[Task objective]: Retype only the lines from the one containing "What Chart.js code" through the one containing "const seriesNames = ['MSQ10', 'blank'];", both included, word for word. Pictures stay out of the copy.
━━━ Data supplied ━━━
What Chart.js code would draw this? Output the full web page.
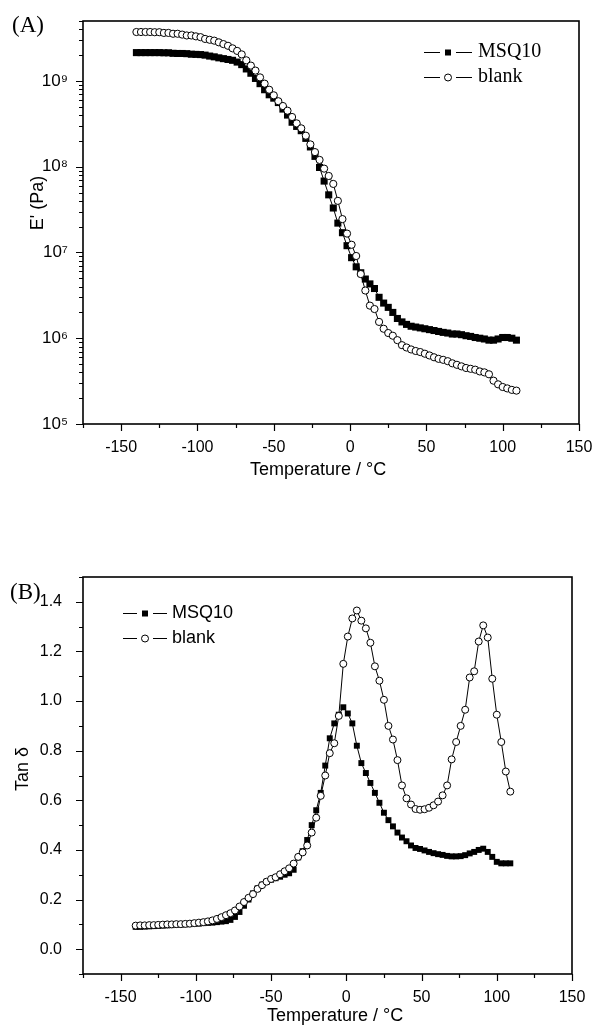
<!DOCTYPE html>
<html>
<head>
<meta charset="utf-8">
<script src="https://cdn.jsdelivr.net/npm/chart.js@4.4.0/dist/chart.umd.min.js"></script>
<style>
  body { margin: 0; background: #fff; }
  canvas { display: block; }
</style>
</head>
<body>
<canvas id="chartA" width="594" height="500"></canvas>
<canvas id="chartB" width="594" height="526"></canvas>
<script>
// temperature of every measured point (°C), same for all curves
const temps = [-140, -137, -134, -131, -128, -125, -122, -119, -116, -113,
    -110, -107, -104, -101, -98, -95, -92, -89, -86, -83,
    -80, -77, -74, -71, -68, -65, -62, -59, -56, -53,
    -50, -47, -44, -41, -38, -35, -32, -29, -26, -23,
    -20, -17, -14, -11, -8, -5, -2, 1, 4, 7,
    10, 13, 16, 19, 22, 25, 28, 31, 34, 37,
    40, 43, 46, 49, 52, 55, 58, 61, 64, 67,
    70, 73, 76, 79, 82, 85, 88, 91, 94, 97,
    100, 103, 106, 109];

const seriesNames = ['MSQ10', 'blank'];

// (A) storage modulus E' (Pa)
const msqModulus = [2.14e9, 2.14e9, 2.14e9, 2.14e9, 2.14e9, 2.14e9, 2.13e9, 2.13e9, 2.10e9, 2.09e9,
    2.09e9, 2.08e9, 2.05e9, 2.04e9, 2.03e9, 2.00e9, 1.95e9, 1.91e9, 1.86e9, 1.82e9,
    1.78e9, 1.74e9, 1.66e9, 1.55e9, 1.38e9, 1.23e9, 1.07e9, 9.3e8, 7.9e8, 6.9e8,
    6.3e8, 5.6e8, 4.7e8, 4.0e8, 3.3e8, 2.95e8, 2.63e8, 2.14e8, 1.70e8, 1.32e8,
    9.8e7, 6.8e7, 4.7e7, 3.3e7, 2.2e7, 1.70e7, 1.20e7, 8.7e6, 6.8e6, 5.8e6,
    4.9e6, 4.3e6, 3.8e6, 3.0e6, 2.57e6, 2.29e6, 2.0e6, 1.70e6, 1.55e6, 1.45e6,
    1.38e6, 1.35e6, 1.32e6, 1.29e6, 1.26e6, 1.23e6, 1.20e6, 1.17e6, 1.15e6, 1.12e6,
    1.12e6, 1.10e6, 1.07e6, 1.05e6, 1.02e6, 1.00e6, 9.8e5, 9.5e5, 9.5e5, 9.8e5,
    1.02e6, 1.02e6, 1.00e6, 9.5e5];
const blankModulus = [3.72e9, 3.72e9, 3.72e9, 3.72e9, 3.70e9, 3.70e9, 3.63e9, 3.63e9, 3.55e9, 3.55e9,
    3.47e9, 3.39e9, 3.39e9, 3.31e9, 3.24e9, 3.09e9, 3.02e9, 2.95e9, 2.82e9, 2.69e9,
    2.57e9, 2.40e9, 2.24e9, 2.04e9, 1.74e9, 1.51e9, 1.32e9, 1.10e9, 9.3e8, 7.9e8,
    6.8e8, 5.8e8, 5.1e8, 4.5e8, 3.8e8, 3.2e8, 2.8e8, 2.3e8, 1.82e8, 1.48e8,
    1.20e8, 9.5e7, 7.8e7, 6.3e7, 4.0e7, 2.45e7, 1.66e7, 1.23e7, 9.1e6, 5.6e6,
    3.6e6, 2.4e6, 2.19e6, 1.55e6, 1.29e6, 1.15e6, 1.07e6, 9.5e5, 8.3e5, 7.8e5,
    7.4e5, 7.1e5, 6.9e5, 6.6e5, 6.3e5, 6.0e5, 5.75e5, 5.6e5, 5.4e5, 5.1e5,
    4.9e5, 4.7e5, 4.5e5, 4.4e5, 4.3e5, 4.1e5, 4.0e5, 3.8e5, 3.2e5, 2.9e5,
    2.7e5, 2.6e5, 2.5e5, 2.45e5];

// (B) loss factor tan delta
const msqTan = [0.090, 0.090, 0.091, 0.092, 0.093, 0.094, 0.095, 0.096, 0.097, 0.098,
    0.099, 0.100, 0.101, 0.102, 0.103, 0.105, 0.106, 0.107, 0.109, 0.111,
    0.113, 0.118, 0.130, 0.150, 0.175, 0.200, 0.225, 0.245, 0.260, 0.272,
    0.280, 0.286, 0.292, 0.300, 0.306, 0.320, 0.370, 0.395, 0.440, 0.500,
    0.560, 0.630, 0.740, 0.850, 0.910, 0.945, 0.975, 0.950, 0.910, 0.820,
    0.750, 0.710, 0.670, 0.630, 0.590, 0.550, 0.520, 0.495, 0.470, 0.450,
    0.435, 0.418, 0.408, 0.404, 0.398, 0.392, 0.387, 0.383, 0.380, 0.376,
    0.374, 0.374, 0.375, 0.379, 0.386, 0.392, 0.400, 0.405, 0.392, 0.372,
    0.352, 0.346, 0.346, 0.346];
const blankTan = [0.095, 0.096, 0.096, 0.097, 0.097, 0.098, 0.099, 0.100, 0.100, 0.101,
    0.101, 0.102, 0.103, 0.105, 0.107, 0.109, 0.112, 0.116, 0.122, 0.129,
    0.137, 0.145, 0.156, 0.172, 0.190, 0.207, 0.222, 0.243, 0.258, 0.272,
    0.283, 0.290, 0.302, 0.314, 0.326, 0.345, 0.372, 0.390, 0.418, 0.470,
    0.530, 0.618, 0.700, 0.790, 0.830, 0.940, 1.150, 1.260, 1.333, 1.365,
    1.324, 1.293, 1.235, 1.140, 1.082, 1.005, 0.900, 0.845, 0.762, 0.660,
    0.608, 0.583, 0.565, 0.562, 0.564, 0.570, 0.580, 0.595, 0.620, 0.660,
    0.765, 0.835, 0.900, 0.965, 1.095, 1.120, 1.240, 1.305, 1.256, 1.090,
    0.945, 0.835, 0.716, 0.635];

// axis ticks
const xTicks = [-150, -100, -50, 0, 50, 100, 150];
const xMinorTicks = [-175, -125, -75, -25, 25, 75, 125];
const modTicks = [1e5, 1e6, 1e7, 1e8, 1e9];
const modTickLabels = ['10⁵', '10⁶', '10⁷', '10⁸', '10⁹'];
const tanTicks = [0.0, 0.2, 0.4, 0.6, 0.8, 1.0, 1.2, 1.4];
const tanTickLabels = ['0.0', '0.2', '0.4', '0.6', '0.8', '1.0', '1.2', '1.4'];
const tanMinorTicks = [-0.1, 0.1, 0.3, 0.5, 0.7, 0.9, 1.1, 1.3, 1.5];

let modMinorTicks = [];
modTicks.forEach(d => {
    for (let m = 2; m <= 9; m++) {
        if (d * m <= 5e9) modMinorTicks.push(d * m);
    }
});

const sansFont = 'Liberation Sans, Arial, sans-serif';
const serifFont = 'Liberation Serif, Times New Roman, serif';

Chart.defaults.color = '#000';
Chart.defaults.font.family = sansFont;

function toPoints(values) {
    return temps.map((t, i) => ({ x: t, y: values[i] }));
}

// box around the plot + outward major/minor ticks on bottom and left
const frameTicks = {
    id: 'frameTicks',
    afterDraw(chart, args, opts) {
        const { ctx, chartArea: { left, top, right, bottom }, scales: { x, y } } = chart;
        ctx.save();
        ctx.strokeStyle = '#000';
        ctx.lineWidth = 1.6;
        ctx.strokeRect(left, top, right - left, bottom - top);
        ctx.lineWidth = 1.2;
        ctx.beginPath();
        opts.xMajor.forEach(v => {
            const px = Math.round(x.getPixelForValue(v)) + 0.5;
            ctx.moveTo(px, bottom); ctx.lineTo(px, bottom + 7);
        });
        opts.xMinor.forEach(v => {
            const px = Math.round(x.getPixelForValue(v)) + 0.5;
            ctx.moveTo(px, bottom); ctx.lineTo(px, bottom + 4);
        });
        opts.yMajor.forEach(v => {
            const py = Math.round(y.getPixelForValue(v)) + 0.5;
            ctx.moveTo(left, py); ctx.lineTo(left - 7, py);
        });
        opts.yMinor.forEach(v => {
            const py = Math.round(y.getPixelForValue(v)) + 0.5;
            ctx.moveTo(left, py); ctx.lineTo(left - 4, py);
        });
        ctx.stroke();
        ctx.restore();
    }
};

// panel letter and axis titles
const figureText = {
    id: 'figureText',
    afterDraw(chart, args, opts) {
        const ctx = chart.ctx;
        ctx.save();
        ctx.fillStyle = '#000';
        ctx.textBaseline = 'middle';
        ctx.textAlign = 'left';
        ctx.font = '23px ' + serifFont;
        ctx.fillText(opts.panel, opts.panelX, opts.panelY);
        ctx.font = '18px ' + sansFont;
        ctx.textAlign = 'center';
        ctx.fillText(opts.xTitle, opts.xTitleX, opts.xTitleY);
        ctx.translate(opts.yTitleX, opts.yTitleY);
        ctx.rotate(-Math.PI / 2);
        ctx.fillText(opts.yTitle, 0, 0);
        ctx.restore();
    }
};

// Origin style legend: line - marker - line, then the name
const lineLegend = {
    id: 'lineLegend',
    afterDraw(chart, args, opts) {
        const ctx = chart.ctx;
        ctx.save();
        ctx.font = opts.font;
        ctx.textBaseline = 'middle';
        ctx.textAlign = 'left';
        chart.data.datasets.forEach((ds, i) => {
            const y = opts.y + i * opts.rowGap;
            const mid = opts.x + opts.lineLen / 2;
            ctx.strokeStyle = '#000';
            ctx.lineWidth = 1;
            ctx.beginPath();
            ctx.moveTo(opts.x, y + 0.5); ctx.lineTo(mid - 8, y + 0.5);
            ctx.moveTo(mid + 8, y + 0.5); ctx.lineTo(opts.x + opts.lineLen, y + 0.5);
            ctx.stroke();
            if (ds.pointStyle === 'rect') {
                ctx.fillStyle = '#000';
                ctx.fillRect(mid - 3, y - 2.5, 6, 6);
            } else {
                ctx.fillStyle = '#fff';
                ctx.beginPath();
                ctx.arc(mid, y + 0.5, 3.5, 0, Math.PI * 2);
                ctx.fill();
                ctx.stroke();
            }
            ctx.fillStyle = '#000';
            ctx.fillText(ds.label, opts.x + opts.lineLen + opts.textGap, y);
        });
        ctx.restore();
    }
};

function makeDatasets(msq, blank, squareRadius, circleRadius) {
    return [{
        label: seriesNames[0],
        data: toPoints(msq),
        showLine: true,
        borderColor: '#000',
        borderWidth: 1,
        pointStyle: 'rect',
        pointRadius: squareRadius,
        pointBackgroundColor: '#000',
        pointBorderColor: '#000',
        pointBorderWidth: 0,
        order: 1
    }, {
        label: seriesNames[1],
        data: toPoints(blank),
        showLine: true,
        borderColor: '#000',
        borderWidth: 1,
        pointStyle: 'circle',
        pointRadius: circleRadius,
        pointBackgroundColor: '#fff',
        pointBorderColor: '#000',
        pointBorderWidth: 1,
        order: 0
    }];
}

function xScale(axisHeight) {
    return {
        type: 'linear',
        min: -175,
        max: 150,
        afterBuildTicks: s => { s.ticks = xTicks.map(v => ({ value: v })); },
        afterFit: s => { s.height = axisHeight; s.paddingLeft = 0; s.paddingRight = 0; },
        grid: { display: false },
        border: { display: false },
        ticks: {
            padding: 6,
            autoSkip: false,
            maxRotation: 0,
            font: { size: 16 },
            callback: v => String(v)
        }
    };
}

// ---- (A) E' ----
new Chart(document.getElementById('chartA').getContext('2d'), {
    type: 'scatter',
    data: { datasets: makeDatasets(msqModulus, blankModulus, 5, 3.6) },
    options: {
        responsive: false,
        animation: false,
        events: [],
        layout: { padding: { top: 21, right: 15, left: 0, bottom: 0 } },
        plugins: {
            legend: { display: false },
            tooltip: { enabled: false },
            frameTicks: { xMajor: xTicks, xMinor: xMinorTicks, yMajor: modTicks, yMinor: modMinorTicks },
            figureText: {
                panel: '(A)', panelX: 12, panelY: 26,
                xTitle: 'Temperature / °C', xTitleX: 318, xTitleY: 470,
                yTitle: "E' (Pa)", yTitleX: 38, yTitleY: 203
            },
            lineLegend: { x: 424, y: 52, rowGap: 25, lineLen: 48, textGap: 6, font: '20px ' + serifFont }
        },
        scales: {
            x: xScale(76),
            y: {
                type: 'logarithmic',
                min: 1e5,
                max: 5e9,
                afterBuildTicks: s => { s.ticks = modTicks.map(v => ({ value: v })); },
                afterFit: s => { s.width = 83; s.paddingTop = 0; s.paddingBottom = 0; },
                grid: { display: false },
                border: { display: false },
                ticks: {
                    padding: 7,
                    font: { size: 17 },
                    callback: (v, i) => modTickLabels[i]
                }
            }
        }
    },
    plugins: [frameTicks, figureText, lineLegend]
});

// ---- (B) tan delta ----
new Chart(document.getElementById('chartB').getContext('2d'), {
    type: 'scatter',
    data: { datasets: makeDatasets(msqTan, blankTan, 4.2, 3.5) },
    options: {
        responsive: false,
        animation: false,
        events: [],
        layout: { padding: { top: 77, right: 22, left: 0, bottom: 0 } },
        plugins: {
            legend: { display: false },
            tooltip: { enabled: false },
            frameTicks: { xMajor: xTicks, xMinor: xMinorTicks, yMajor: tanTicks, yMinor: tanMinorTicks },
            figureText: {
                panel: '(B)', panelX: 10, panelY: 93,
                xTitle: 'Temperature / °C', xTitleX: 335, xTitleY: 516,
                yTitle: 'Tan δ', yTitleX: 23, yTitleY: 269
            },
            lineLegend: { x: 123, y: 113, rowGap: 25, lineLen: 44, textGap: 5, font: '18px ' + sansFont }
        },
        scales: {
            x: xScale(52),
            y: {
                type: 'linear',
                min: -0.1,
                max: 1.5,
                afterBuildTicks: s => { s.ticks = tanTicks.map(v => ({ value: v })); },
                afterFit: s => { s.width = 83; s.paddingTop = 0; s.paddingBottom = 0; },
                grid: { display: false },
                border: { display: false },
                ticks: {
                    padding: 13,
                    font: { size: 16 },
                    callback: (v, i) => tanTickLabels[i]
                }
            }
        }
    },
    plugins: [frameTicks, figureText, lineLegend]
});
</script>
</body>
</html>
━━━
━━━ Data supplied ━━━
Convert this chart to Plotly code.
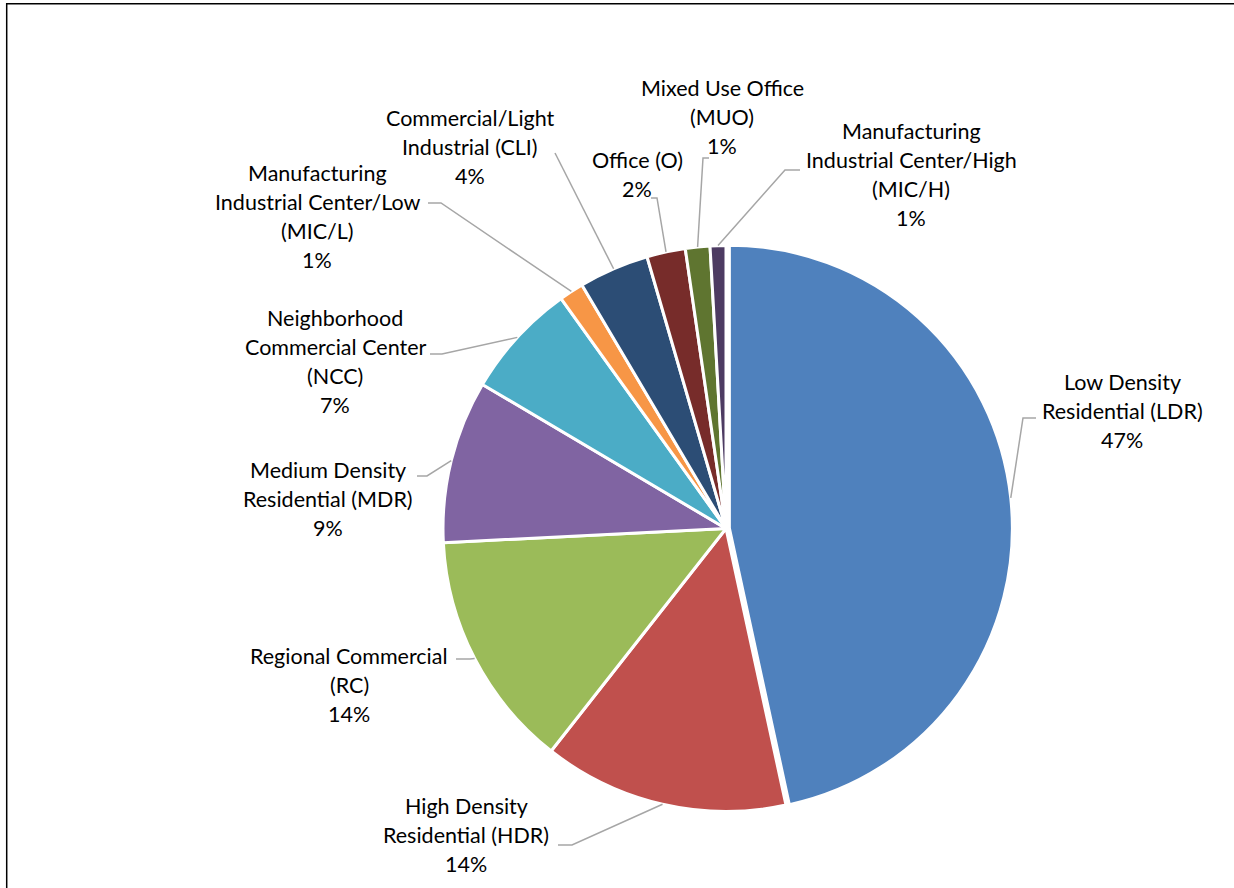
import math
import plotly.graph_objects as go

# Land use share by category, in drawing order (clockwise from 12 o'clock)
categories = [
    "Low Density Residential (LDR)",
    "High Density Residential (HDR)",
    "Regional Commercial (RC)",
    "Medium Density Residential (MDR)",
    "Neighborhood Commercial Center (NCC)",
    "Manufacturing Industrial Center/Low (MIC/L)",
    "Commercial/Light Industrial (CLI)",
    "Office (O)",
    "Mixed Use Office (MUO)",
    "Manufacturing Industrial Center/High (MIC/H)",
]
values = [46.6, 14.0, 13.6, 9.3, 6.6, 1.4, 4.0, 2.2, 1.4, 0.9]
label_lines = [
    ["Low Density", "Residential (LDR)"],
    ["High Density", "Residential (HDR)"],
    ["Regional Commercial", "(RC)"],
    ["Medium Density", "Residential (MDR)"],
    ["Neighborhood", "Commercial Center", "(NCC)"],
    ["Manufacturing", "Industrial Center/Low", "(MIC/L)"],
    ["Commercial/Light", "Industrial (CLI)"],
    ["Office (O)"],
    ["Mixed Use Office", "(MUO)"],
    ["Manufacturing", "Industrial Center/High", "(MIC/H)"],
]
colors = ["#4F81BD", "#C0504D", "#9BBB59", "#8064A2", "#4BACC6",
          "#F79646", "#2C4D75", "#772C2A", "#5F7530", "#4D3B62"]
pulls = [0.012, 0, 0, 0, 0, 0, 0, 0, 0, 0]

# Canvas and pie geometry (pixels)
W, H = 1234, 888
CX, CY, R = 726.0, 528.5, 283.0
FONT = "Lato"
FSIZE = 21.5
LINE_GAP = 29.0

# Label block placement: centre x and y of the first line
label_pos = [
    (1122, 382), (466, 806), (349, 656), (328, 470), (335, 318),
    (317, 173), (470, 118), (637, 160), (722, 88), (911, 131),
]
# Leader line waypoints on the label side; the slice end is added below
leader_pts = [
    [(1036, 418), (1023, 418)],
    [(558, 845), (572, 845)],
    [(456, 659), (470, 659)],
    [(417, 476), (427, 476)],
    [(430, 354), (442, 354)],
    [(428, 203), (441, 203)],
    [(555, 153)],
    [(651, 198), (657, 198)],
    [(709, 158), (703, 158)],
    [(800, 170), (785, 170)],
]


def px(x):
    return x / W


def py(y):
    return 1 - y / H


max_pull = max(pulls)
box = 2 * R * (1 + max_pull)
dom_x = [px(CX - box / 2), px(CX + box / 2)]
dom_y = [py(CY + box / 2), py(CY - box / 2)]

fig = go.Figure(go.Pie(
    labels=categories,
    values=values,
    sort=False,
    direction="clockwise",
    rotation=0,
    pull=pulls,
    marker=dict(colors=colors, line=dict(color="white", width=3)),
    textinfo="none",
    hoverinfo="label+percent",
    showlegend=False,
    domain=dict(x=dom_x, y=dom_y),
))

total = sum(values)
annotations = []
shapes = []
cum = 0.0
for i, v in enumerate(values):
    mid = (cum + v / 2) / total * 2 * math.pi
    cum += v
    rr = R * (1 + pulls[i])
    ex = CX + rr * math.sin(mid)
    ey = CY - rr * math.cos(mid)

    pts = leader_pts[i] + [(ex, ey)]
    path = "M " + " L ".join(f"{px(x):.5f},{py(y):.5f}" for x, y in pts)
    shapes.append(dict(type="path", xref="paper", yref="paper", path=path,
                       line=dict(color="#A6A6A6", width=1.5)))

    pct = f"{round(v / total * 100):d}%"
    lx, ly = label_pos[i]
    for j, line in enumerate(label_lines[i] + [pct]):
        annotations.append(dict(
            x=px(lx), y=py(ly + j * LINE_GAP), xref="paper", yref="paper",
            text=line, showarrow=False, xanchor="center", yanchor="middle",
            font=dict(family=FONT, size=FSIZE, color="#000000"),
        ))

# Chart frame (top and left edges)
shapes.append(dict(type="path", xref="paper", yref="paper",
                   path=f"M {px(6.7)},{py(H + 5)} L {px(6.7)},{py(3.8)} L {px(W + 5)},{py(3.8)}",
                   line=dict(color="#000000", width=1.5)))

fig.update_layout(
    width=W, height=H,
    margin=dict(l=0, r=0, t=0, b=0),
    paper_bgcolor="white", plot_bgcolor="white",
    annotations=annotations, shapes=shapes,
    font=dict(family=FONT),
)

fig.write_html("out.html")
━━━
━━━ Data supplied ━━━
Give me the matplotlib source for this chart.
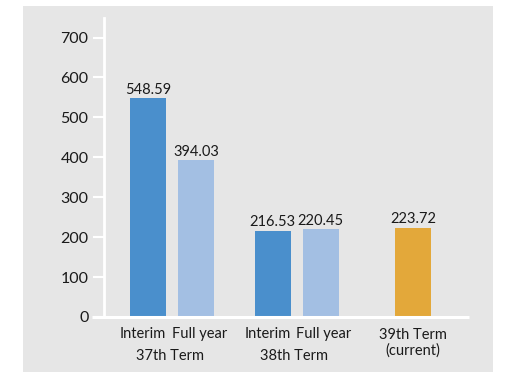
━━━
[Reply to the task]:
What Chart.js code would draw this? Output the full web page.
<!DOCTYPE html>
<html>
<head>
<meta charset="utf-8">
<script src="https://cdn.jsdelivr.net/npm/chart.js@4.4.0/dist/chart.umd.min.js"></script>
<style>
  body { margin: 0; background: #fff; }
  canvas { display: block; }
</style>
</head>
<body>
<canvas id="chartA" width="594" height="500"></canvas>
<canvas id="chartB" width="594" height="526"></canvas>
<script>
// temperature of every measured point (°C), same for all curves
const temps = [-140, -137, -134, -131, -128, -125, -122, -119, -116, -113,
    -110, -107, -104, -101, -98, -95, -92, -89, -86, -83,
    -80, -77, -74, -71, -68, -65, -62, -59, -56, -53,
    -50, -47, -44, -41, -38, -35, -32, -29, -26, -23,
    -20, -17, -14, -11, -8, -5, -2, 1, 4, 7,
    10, 13, 16, 19, 22, 25, 28, 31, 34, 37,
    40, 43, 46, 49, 52, 55, 58, 61, 64, 67,
    70, 73, 76, 79, 82, 85, 88, 91, 94, 97,
    100, 103, 106, 109];

const seriesNames = ['MSQ10', 'blank'];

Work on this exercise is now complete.